◆ **Requirements**
Pictures stay out of the copy. Repeat exactly the lines from the first entry below through the line that contains "d3.scaleLog().domain([1e-7, 1e-4]).range([318.5, 24.5]);", and nothing beyond.

◆ **Information supplied**
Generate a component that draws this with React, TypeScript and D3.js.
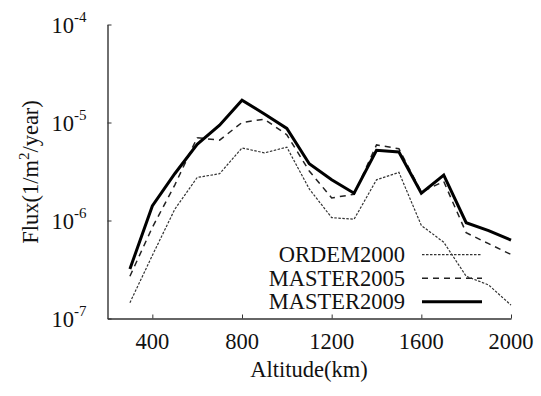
import { useEffect, useRef } from 'react';
import * as d3 from 'd3';

const altitudes = [300, 400, 500, 600, 700, 800, 900, 1000, 1100, 1200, 1300, 1400, 1500, 1600, 1700, 1800, 1900, 2000];

const ordem2000 = [1.45e-7, 4.4e-7, 1.3e-6, 2.75e-6, 3.0e-6, 5.5e-6, 4.9e-6, 5.6e-6, 2.1e-6, 1.07e-6, 1.03e-6, 2.6e-6, 3.1e-6, 8.9e-7, 6.0e-7, 2.7e-7, 2.2e-7, 1.37e-7];
const master2005 = [2.7e-7, 8.5e-7, 2.3e-6, 7.0e-6, 6.6e-6, 1.0e-5, 1.08e-5, 7.5e-6, 3.2e-6, 1.7e-6, 1.85e-6, 5.9e-6, 5.4e-6, 1.95e-6, 2.5e-6, 7.5e-7, 5.8e-7, 4.5e-7];
const master2009 = [3.2e-7, 1.41e-6, 3.0e-6, 6.0e-6, 9.4e-6, 1.69e-5, 1.22e-5, 8.7e-6, 3.8e-6, 2.6e-6, 1.9e-6, 5.2e-6, 5.0e-6, 1.9e-6, 2.9e-6, 9.5e-7, 7.9e-7, 6.3e-7];

const xTicks = [400, 800, 1200, 1600, 2000];
const yTicks = [1e-7, 1e-6, 1e-5, 1e-4];
const yTickExponents = ['-7', '-6', '-5', '-4'];

const seriesNames = ['ORDEM2000', 'MASTER2005', 'MASTER2009'];

const WIDTH = 541;
const HEIGHT = 396;
const textStyle = { fontFamily: "'Liberation Serif'", fontSize: 22.5 };

const x = d3.scaleLinear().domain([200, 2000]).range([107.5, 511]);
const y = d3.scaleLog().domain([1e-7, 1e-4]).range([318.5, 24.5]);

const styles = [
  { data: ordem2000, width: 1.2, dash: '2.5,1.5', color: '#333' },
  { data: master2005, width: 1.5, dash: '6,5', color: '#222' },
  { data: master2009, width: 3, dash: undefined, color: '#000' },
];

const line = d3.line<number>()
  .x((_, i) => x(altitudes[i]))
  .y((d) => y(d));

export default function App() {
  const xAxisRef = useRef<SVGGElement>(null);
  const yAxisRef = useRef<SVGGElement>(null);

  useEffect(() => {
    if (!xAxisRef.current || !yAxisRef.current) return;
    const xa = d3.select(xAxisRef.current);
    xa.selectAll('*').remove();
    xa.call(d3.axisBottom(x).tickValues(xTicks).tickSizeInner(-4).tickSizeOuter(0).tickFormat(() => ''));
    xa.select('.domain').attr('stroke', '#333').attr('stroke-width', 1.4);
    xa.selectAll('.tick line').attr('stroke', '#333').attr('stroke-width', 1);

    const ya = d3.select(yAxisRef.current);
    ya.selectAll('*').remove();
    ya.call(d3.axisLeft(y).tickValues(yTicks).tickSizeInner(-4).tickSizeOuter(0).tickFormat(() => ''));
    ya.select('.domain').attr('stroke', '#333').attr('stroke-width', 1.4);
    ya.selectAll('.tick line').attr('stroke', '#333').attr('stroke-width', 1);
  }, []);

  return (
    <svg width={WIDTH} height={HEIGHT} style={{ position: 'absolute', left: 0, top: 0, background: '#fff' }}>
      <g ref={xAxisRef} transform={`translate(0, ${y(1e-7)})`} />
      <g ref={yAxisRef} transform={`translate(${x(200)}, 0)`} />

      {xTicks.map((t) => (
        <text key={t} x={x(t)} y={y(1e-7) + 30.5} textAnchor="middle" fill="#111" style={textStyle}>
          {t}
        </text>
      ))}

      {yTicks.map((t, i) => (
        <text key={t} x={x(200) - 21} y={y(t) + 8} textAnchor="end" fill="#111" style={textStyle}>
          <tspan>10</tspan>
          <tspan dy={-11} style={{ fontSize: 15 }}>{yTickExponents[i]}</tspan>
        </text>
      ))}

      <text x={309} y={377} textAnchor="middle" fill="#111" style={textStyle}>Altitude(km)</text>
      <text transform="translate(38, 172) rotate(-90)" textAnchor="middle" fill="#111" style={textStyle}>
        <tspan>Flux(1/m</tspan>
        <tspan dy={-9} style={{ fontSize: 15 }}>2</tspan>
        <tspan dy={9}>/year)</tspan>
      </text>

      {styles.map((s, i) => (
        <path
          key={seriesNames[i]}
          d={line(s.data) ?? ''}
          fill="none"
          stroke={s.color}
          strokeWidth={s.width}
          strokeDasharray={s.dash}
        />
      ))}

      {seriesNames.map((name, i) => {
        const cy = 254.7 + i * 23.5;
        return (
          <g key={name}>
            <text x={405} y={cy + 7.5} textAnchor="end" fill="#111" style={textStyle}>{name}</text>
            <line
              x1={422}
              x2={482}
              y1={cy}
              y2={cy}
              stroke={styles[i].color}
              strokeWidth={styles[i].width}
              strokeDasharray={styles[i].dash}
            />
          </g>
        );
      })}
    </svg>
  );
}
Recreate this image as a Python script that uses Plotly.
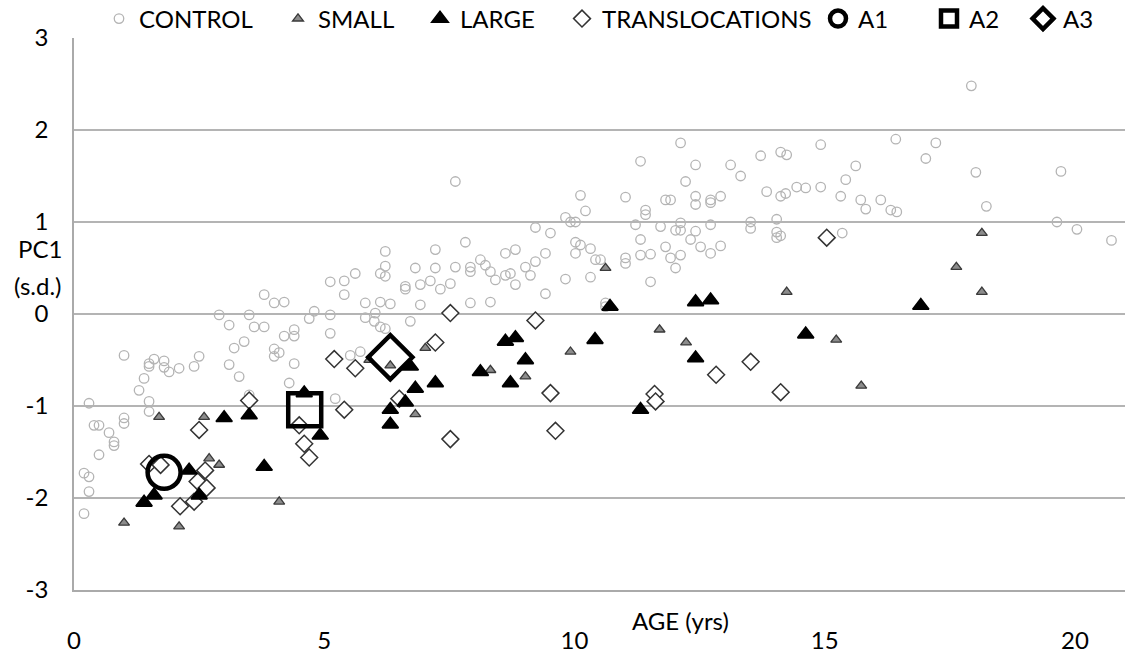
import plotly.graph_objects as go

# ---------------- data ----------------
control_age = [
    0.2, 0.2, 0.3, 0.3, 0.3, 0.4, 0.5, 0.5, 0.7, 0.8, 0.8, 1.0, 1.0, 1.0, 1.3, 1.4, 1.5, 1.5, 1.5, 1.5,
    1.6, 1.8, 1.8, 1.9, 2.1, 2.4, 2.5, 2.9, 3.1, 3.1, 3.2, 3.3, 3.4, 3.5, 3.5, 3.6, 3.8, 3.8, 4.0, 4.2,
    4.0, 4.1, 4.0, 4.2, 4.4, 4.4, 4.4, 4.3, 4.7, 4.8,
    5.12, 5.12, 5.12, 5.22, 5.40, 5.40, 5.62, 5.52, 5.72, 5.82, 5.82, 6.00, 6.02, 6.12, 6.12, 6.12,
    6.22, 6.22, 6.22, 6.22, 6.32, 6.62, 6.62, 6.72, 6.82, 6.92, 6.92, 7.12, 7.22, 7.22, 7.32, 7.52,
    7.62, 7.62, 7.82, 7.92, 7.92, 7.92, 8.12, 8.22, 8.32, 8.32, 8.42, 8.62, 8.62, 8.72, 8.82, 8.82,
    9.02, 9.12, 9.22, 9.22, 9.42, 9.42, 9.52, 9.82, 9.82,
    9.92, 10.02, 10.02, 10.12, 10.02, 10.12, 10.22, 10.32, 10.32, 10.42, 10.52, 10.62, 10.62, 11.02,
    11.02, 11.02, 11.22, 11.32, 11.32, 11.32, 11.42, 11.42, 11.52, 11.52, 11.72, 11.82, 11.82, 11.92,
    11.92, 12.02, 12.02, 12.12, 12.12, 12.12, 12.12, 12.22, 12.32, 12.42, 12.42, 12.42, 12.42, 12.52,
    12.72, 12.72, 12.72, 12.72, 12.92, 12.92, 13.12, 13.32, 13.52, 13.52, 13.72, 13.84, 14.04, 14.04,
    14.04, 14.12, 14.12, 14.12, 14.22, 14.24, 14.44, 14.62, 14.92, 14.92,
    15.32, 15.35, 15.42, 15.62, 15.72, 15.82, 16.12, 16.32, 16.44, 16.42, 17.02, 17.22, 17.93, 18.02,
    18.23, 19.64, 19.72, 20.04, 20.73,
]
control_pc1 = [
    -2.17, -1.73, -1.77, -1.93, -0.97, -1.21, -1.21, -1.53, -1.29, -1.39, -1.43, -1.13, -1.19, -0.45,
    -0.83, -0.70, -0.54, -0.57, -0.95, -1.06,
    -0.49, -0.51, -0.58, -0.63, -0.59, -0.57, -0.46, -0.01, -0.12, -0.55, -0.37, -0.68, -0.30, -0.01,
    -0.88, -0.14, -0.14, 0.21, 0.12, 0.13,
    -0.38, -0.42, -0.46, -0.24, -0.24, -0.17, -0.54, -0.75, -0.05, 0.03,
    0.35, -0.01, -0.21, -0.92, 0.36, 0.21, 0.44, -0.45, -0.41, 0.12, -0.04, -0.08, 0.01, 0.44, 0.13, -0.14,
    0.68, 0.52, 0.41, -0.16, 0.11, 0.30, 0.27, -0.08, 0.50, 0.32, 0.10, 0.36, 0.70, 0.50, 0.27, 0.33,
    1.44, 0.51, 0.78, 0.51, 0.46, 0.12, 0.59, 0.53, 0.46, 0.13, 0.37, 0.66, 0.42, 0.44, 0.70, 0.32,
    0.51, 0.42, 0.57, 0.94, 0.66, 0.22, 0.88, 1.05, 0.38,
    1.00, 1.00, 0.78, 0.75, 0.66, 1.29, 1.12, 0.71, 0.40, 0.59, 0.59, 0.12, 0.08, 1.27,
    0.61, 0.55, 0.97, 1.66, 0.81, 0.64, 1.13, 1.08, 0.65, 0.35, 0.95, 1.24, 0.73, 1.24,
    0.61, 0.91, 0.50, 1.86, 0.99, 0.91, 0.64, 1.44, 0.81, 1.62, 1.28, 1.19, 0.90, 0.73,
    1.24, 1.21, 0.97, 0.66, 1.28, 0.74, 1.62, 1.50, 1.00, 0.93, 1.72, 1.33, 1.03, 0.89,
    0.83, 1.76, 1.28, 0.85, 1.31, 1.73, 1.38, 1.37, 1.84, 1.38,
    1.28, 0.88, 1.46, 1.61, 1.24, 1.14, 1.24, 1.13, 1.11, 1.90, 1.69, 1.86, 2.48, 1.54,
    1.17, 1.00, 1.55, 0.92, 0.80,
]

small_age = [1.0, 1.7, 2.1, 2.6, 2.7, 2.9, 4.1, 5.9, 6.32, 6.82, 7.02, 8.32, 9.02, 9.92, 10.62,
             11.7, 12.23, 14.24, 15.23, 15.73, 17.63, 18.14, 18.14]
small_pc1 = [-2.27, -1.12, -2.31, -1.12, -1.57, -1.64, -2.04, -0.50, -0.56, -1.09, -0.37, -0.61, -0.68,
             -0.41, 0.50, -0.17, -0.31, 0.24, -0.28, -0.78, 0.51, 0.88, 0.24]

large_age = [1.4, 1.6, 2.3, 2.5, 3.0, 3.5, 3.8, 4.6, 4.92, 6.32, 6.32, 6.62, 6.72, 6.82, 7.22, 8.12,
             8.62, 8.82, 8.72, 9.02, 10.41, 10.71, 11.32, 12.42, 12.42, 12.72, 14.62, 16.92]
large_pc1 = [-2.05, -1.97, -1.70, -1.97, -1.13, -1.10, -1.66, -0.86, -1.32, -1.04, -1.20, -0.96, -0.57,
             -0.81, -0.75, -0.63, -0.30, -0.26, -0.75, -0.50, -0.28, 0.08, -1.04, 0.13, -0.48, 0.15,
             -0.22, 0.09]

trans_age = [1.5, 1.73, 2.12, 2.40, 2.47, 2.5, 2.62, 2.65, 3.5, 4.5, 4.6, 4.7, 5.2, 5.4, 5.62, 6.5,
             7.22, 7.52, 7.52, 9.22, 9.52, 9.62, 11.6, 11.62, 12.83, 13.52, 14.12, 15.04]
trans_pc1 = [-1.63, -1.64, -2.09, -2.04, -1.82, -1.26, -1.70, -1.89, -0.94, -1.21, -1.41, -1.56, -0.49,
             -1.04, -0.59, -0.92, -0.31, 0.01, -1.36, -0.07, -0.86, -1.27, -0.87, -0.95, -0.66, -0.52,
             -0.85, 0.83]

a1_age, a1_pc1 = [1.8], [-1.72]
a2_age, a2_pc1 = [4.61], [-1.04]
a3_age, a3_pc1 = [6.32], [-0.47]

y_ticks = [-3, -2, -1, 0, 1, 2, 3]
y_ticktext = ["-3", "-2", "-1", "0", "1", "2", "3"]
x_ticks = [0, 5, 10, 15, 20]

assert len(control_age) == len(control_pc1)
assert len(small_age) == len(small_pc1)
assert len(large_age) == len(large_pc1)
assert len(trans_age) == len(trans_pc1)

# ---------------- figure ----------------
FONT = "Lato"
FS = 24
W, H = 1127, 658
L, R, T, B = 74, 2, 38, 68
PW = W - L - R
PH = H - T - B


def px_to_paper_x(sx):
    return (sx - L) / PW


def px_to_paper_y(sy):
    return 1 - (sy - T) / PH


fig = go.Figure()

series = [
    # name, x, y, marker, legend id, legend symbol x (px)
    ("CONTROL", control_age, control_pc1,
     dict(symbol="circle-open", size=9.5, color="#b4b4b4", line=dict(width=1.3, color="#b4b4b4")),
     "legend", 119),
    ("TRANSLOCATIONS", trans_age, trans_pc1,
     dict(symbol="diamond", size=13, color="white", line=dict(width=1.5, color="#333333")),
     "legend4", 582),
    ("SMALL", small_age, small_pc1,
     dict(symbol="triangle-up", size=9.5, color="#8c8c8c", line=dict(width=1.3, color="#3a3a3a")),
     "legend2", 298),
    ("LARGE", large_age, large_pc1,
     dict(symbol="triangle-up", size=14, color="black", line=dict(width=1.8, color="black")),
     "legend3", 440),
    ("A1", a1_age, a1_pc1,
     dict(symbol="circle-open", size=33, color="black", line=dict(width=4.5, color="black")),
     "legend5", 838),
    ("A2", a2_age, a2_pc1,
     dict(symbol="square-open", size=33, color="black", line=dict(width=4.5, color="black")),
     "legend6", 949),
    ("A3", a3_age, a3_pc1,
     dict(symbol="diamond-open", size=34, color="black", line=dict(width=4.5, color="black")),
     "legend7", 1043),
]

legends = {}
for name, xs, ys, marker, leg, symx in series:
    fig.add_trace(go.Scatter(x=xs, y=ys, mode="markers", name=name, marker=marker,
                             legend=leg, showlegend=True, hoverinfo="x+y+name"))
    legends[leg] = dict(
        x=px_to_paper_x(symx - 20), xanchor="left",
        y=px_to_paper_y(19), yanchor="middle",
        orientation="h", itemsizing="trace",
        bgcolor="rgba(0,0,0,0)", borderwidth=0,
        font=dict(family=FONT, size=FS, color="black"),
        itemclick=False, itemdoubleclick=False,
    )

fig.update_layout(
    width=W, height=H,
    margin=dict(l=L, r=R, t=T, b=B, pad=0, autoexpand=False),
    paper_bgcolor="white", plot_bgcolor="white",
    font=dict(family=FONT, size=FS, color="black"),
    showlegend=True,
    **legends,
)

fig.update_xaxes(
    range=[0, 21], tickmode="array", tickvals=x_ticks,
    showgrid=False, zeroline=False, automargin=False,
    showline=True, linecolor="#aaaaaa", linewidth=1.5,
    ticks="", ticklabelstandoff=28,
    tickfont=dict(family=FONT, size=FS, color="black"),
)
fig.update_yaxes(
    range=[-3, 3], tickmode="array", tickvals=y_ticks, ticktext=y_ticktext,
    showgrid=True, gridcolor="#b4b4b4", gridwidth=1.8,
    zeroline=False, automargin=False,
    showline=True, linecolor="#aaaaaa", linewidth=1.5,
    ticks="", ticklabelstandoff=19,
    tickfont=dict(family=FONT, size=FS, color="black"),
)

# axis titles placed as in the reference
fig.add_annotation(text="AGE (yrs)", xref="paper", yref="paper",
                   x=px_to_paper_x(680), y=px_to_paper_y(620),
                   xanchor="center", yanchor="middle", showarrow=False,
                   font=dict(family=FONT, size=FS, color="black"))
fig.add_annotation(text="PC1", xref="paper", yref="paper",
                   x=px_to_paper_x(40), y=px_to_paper_y(248),
                   xanchor="center", yanchor="middle", showarrow=False,
                   font=dict(family=FONT, size=FS, color="black"))
fig.add_annotation(text="(s.d.)", xref="paper", yref="paper",
                   x=px_to_paper_x(38), y=px_to_paper_y(285),
                   xanchor="center", yanchor="middle", showarrow=False,
                   font=dict(family=FONT, size=FS, color="black"))

# remove the browser's default 8px page margin so the figure sits at the window's corner
fig.write_html("out.html", config={"displayModeBar": False},
               post_script="document.body.style.margin='0px';")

◆ **Exercise answer**
Generate a component that draws this with React, TypeScript and D3.js.
import { useEffect, useRef } from 'react';
import * as d3 from 'd3';

const altitudes = [300, 400, 500, 600, 700, 800, 900, 1000, 1100, 1200, 1300, 1400, 1500, 1600, 1700, 1800, 1900, 2000];

const ordem2000 = [1.45e-7, 4.4e-7, 1.3e-6, 2.75e-6, 3.0e-6, 5.5e-6, 4.9e-6, 5.6e-6, 2.1e-6, 1.07e-6, 1.03e-6, 2.6e-6, 3.1e-6, 8.9e-7, 6.0e-7, 2.7e-7, 2.2e-7, 1.37e-7];
const master2005 = [2.7e-7, 8.5e-7, 2.3e-6, 7.0e-6, 6.6e-6, 1.0e-5, 1.08e-5, 7.5e-6, 3.2e-6, 1.7e-6, 1.85e-6, 5.9e-6, 5.4e-6, 1.95e-6, 2.5e-6, 7.5e-7, 5.8e-7, 4.5e-7];
const master2009 = [3.2e-7, 1.41e-6, 3.0e-6, 6.0e-6, 9.4e-6, 1.69e-5, 1.22e-5, 8.7e-6, 3.8e-6, 2.6e-6, 1.9e-6, 5.2e-6, 5.0e-6, 1.9e-6, 2.9e-6, 9.5e-7, 7.9e-7, 6.3e-7];

const xTicks = [400, 800, 1200, 1600, 2000];
const yTicks = [1e-7, 1e-6, 1e-5, 1e-4];
const yTickExponents = ['-7', '-6', '-5', '-4'];

const seriesNames = ['ORDEM2000', 'MASTER2005', 'MASTER2009'];

const WIDTH = 541;
const HEIGHT = 396;
const textStyle = { fontFamily: "'Liberation Serif'", fontSize: 22.5 };

const x = d3.scaleLinear().domain([200, 2000]).range([107.5, 511]);
const y = d3.scaleLog().domain([1e-7, 1e-4]).range([318.5, 24.5]);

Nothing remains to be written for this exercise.